• _EXERCISE TASK_
Locate all lines with the word "React" and copy them out.

• _COLLECTED DATA_
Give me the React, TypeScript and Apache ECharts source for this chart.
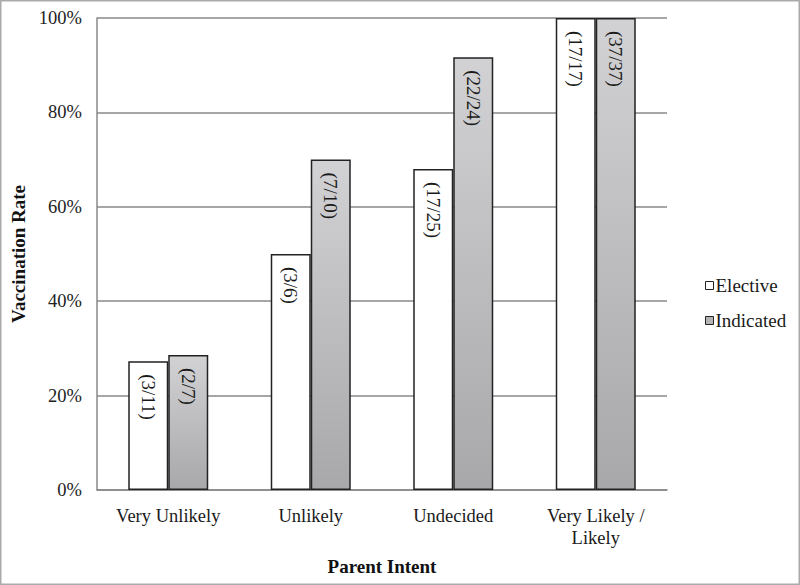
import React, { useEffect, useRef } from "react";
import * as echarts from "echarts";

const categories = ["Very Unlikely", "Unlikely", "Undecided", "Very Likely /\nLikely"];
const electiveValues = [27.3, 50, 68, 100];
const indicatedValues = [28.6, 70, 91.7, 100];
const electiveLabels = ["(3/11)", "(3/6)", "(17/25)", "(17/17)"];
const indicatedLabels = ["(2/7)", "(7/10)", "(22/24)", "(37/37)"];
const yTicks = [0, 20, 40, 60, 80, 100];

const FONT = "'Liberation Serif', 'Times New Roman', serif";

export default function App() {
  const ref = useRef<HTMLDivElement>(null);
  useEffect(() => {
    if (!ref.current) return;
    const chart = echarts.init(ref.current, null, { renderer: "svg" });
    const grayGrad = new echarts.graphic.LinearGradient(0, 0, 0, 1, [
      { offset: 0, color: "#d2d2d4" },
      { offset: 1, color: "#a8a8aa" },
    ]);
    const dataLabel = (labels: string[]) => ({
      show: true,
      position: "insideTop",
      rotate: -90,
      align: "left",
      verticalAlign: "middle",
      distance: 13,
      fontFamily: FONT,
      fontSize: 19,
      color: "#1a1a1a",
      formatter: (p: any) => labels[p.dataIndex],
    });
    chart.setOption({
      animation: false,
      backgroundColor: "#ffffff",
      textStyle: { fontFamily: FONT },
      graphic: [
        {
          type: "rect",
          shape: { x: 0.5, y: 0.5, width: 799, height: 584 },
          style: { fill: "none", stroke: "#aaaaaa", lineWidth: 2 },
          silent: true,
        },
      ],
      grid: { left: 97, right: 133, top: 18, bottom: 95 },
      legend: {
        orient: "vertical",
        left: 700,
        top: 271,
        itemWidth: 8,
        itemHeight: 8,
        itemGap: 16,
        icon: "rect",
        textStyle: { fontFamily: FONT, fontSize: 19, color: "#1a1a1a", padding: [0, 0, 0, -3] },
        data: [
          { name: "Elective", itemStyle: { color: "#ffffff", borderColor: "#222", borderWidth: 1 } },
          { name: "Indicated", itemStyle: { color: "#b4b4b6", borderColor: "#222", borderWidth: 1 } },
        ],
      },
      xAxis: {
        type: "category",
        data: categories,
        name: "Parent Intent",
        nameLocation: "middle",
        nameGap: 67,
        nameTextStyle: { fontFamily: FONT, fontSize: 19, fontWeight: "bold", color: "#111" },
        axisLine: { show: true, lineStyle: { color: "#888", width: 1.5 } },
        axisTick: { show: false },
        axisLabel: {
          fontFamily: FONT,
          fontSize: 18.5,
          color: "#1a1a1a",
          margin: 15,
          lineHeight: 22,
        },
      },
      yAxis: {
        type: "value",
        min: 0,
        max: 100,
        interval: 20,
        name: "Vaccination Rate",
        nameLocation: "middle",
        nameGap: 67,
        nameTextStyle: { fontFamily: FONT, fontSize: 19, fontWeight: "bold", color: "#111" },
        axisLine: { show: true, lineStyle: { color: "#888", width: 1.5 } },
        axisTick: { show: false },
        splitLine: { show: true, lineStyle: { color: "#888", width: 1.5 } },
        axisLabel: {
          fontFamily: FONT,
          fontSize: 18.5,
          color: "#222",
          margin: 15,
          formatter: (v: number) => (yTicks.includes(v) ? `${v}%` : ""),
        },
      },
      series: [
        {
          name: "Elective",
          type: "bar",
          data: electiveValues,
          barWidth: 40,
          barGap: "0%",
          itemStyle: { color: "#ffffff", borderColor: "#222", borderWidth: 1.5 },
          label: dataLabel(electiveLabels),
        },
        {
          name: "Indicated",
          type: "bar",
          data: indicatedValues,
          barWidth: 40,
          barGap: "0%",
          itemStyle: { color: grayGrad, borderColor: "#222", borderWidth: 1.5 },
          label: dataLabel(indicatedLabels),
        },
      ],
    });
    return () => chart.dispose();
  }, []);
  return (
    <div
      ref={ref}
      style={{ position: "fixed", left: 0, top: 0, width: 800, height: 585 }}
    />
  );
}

• _FINAL RESULT_
Give me the React, TypeScript and Apache ECharts source for this chart.
import React, { useEffect, useRef } from "react";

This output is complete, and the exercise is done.